(Pulls Conover [1] off the bookshelf...)
This idea is quite old; it dates back at least to van der Waerden (1952/1953) [2][3], who suggested a test that corresponds to the Kruskal Wallis but with ranks replaced by normal scores. (The idea of using ordered random normal values rather than an approximation of their expectation or their median - is perhaps even a little older.)
According to Conover, Fisher and Yates (1957) [4] suggest replacing observations with expected normal scores (i.e. transformed ranks) in a variety of tests where normality would be assumed.

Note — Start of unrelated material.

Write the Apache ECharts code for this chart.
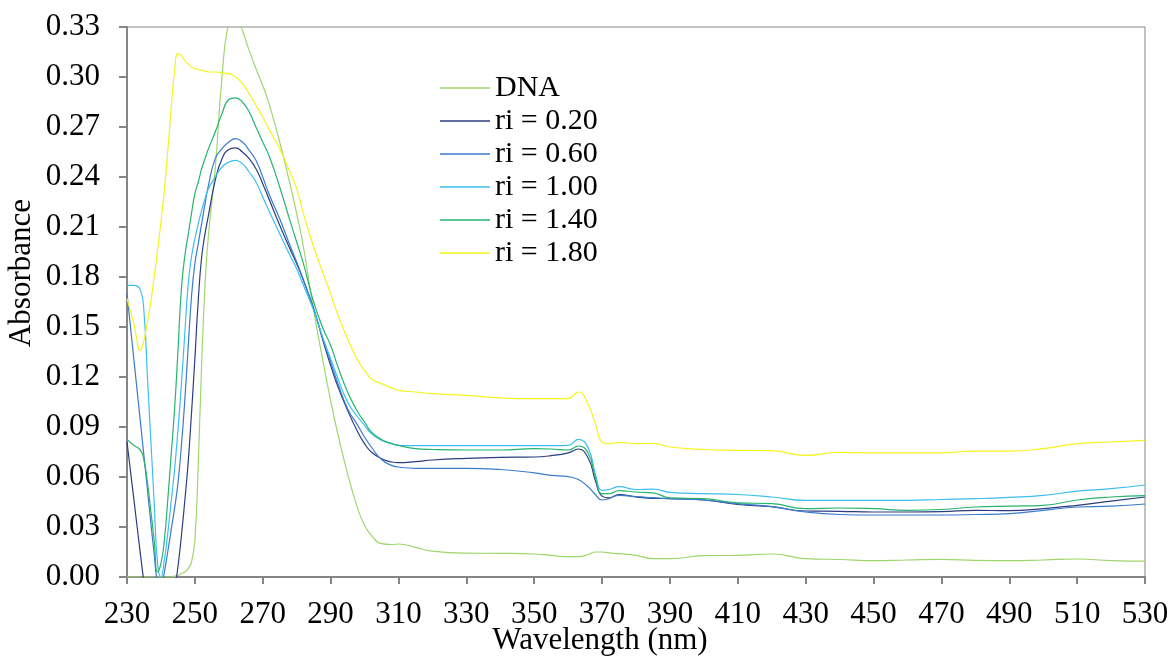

The asymptotic relative efficiency at the normal will be 1, which makes it sound quite attractive ... however, the advantage over say the Wilcoxon-Mann-Whitney (gain in power) -- even at the normal -- is quite small, and if the distribution is heavier tailed than normal (say logistic), it may be disadvantageous to do this. (Some simulation suggests that it is in fact the case: unless the distribution is close to normal already -- in which case there's no benefit to doing the transformation -- such a transformation may actually lose power.)
Chernoff & Lehmann [5] calculate asymptotic power for a variety of distributions; where there's at least one very short tail (such as the uniform), the normal scores test can have much better ARE for a shift alternative against the Wilcoxon-Mann-Whitney -- better than the t-test itself does. Their results agree with my simulations for heavier tailed cases.

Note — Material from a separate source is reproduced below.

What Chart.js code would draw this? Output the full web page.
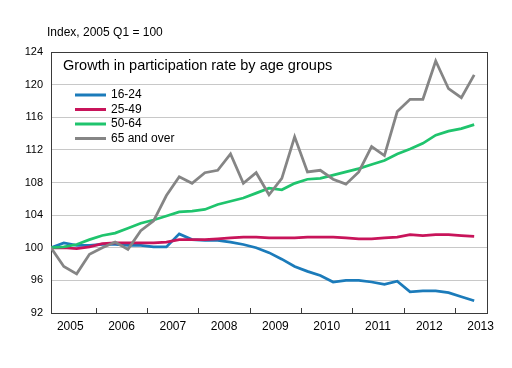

Note that in the two-sample case, as the separation in means becomes large, while the combined sample looks quite normal, the two samples are not normal at all:
As a result, not all properties of the normal test will carry over to the normal scores test, and the behaviour at larger separations (with small samples) may be somewhat counterintuitive.
The tests obtained by this idea are sometimes collectively called normal scores tests, which search term (via Google, say) turns up a number of references.
For example, here, Richard Darlington discusses doing it for the Wilcoxon signed ranks test; he points out there's an advantage over the plain rank test, because it reduces the number of tied values of the test statistic.
Before I end up writing pages on it, I'll leave you to search further.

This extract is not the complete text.